Bilal: A New Breed of Hero              review by Bobby Blakey

There are so many animated features these days it is getting harder and harder to determine which are worth the time of checking out. Most of the time they are silly kid films, but every so often one comes along meant for the older crowd. The latest hitting the PG-13 market is Bilal: A New Breed of Hero featuring the voice talents of Adewale Akinnuoye-Agbaje, Jacob Latimore, China Anne McClain,  Cynthia Kaye McWilliams,  Michael Gross, and Ian McShane, but does it offer up anything worth fighting for or is it not worth rising up to witness?

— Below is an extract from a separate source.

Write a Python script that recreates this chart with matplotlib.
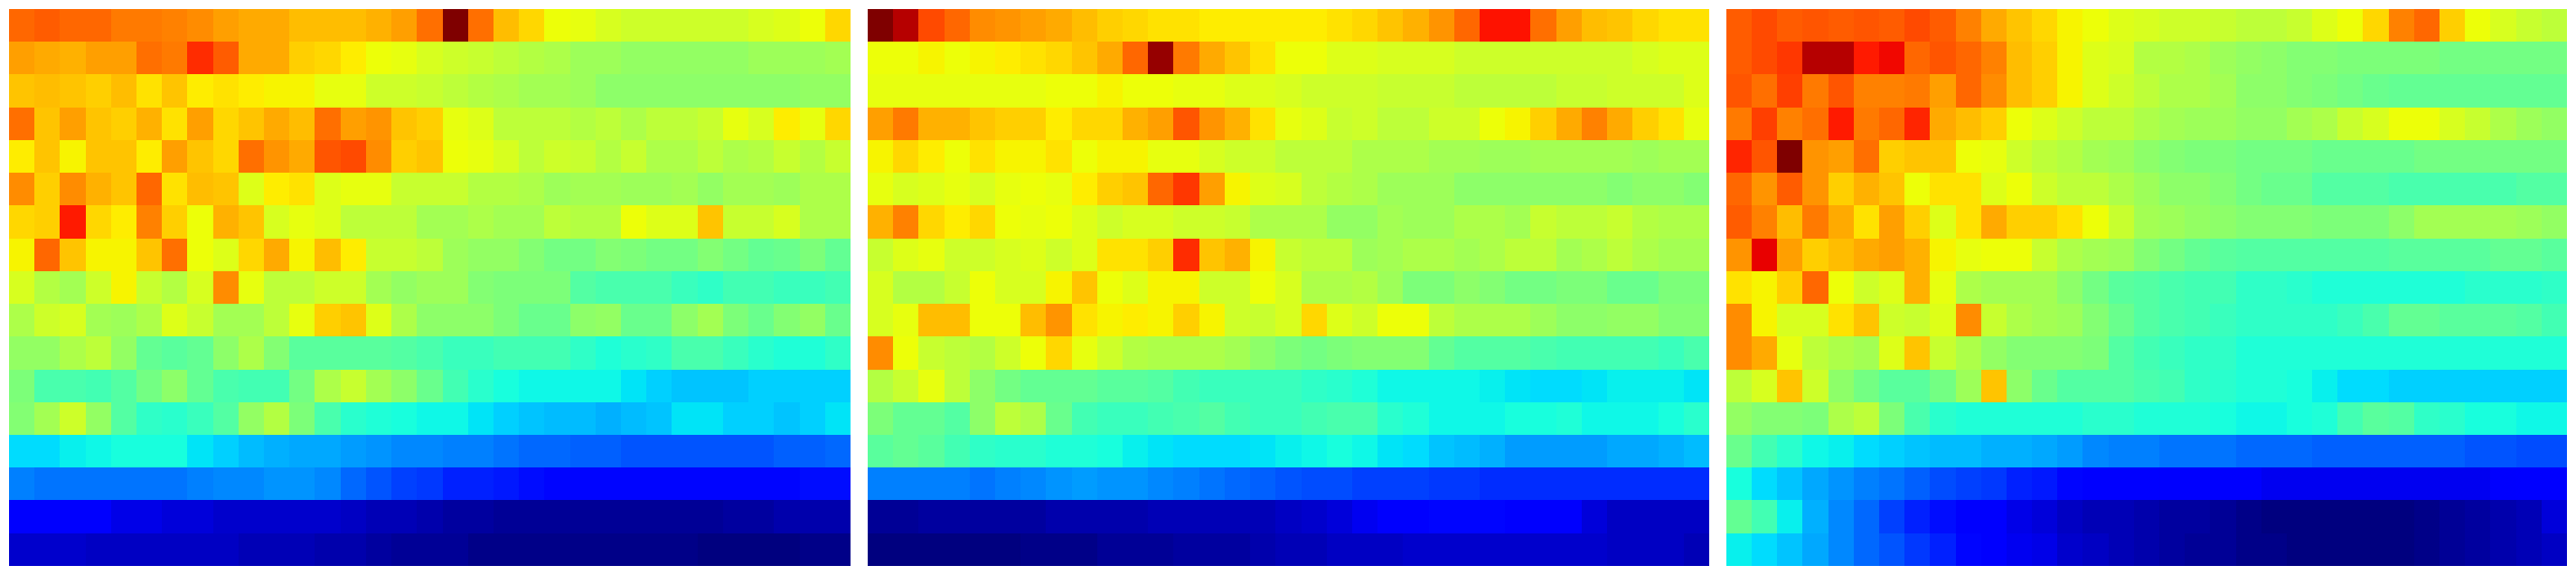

Bilal: A New Breed of Hero follows Bilal, a seven-year-old boy, with a dream of becoming a great warrior, is abducted into slavery with his sister and taken to a land far away from his home and thrown into a world where corruption and injustice rule all. Throughout his life he undergoes many hardships, through which he discovers an inner strength he did not realize he possessed. Through these experiences, Bilal comes to realize that if he is brave enough to raise his voice and choose his own path - everything becomes possible through his faith and courage grow into a man who will inspire the world. I have to admit the trailer for this film did little for me and I kind of assumed it would be one that would just kind get lost on the straight to rental market, but as of late they have been really pushing it and with good reason.

To my surprise this is a really good movie that while animated plays up like a bigger epic that would have normally been something live action. There is nothing here that required it to be animated other than the choice to do so which made it a breath of fresh air. There is a deep story here that focuses on faith and equality taken from a real life historical figure. It admits at the beginning of the film that it has taken some liberties with the story, but nothing that makes it overly out there. There are some great uses of the faith aspect including a sequence during a vision and on the battlefield that was really cool.

Visually the animation is reminiscent of the Star Wars: Clone Wars style so takes a bit to get used too, but blends pretty quickly and works. There are some epic battles here including a massive one at the end of the movie that looks great and is overall awesome to watch. There was plenty of care taken to try and make the fighting look as real as possible and it shows. The PG-13 rating allows it to be more violent without being graphic to tell this story which is often times necessary. Had they watered it down there would have been less of an impact overall. This film may not work for everyone and there are some aspects that are a bit generic, but I enjoyed it way more than I thought I would.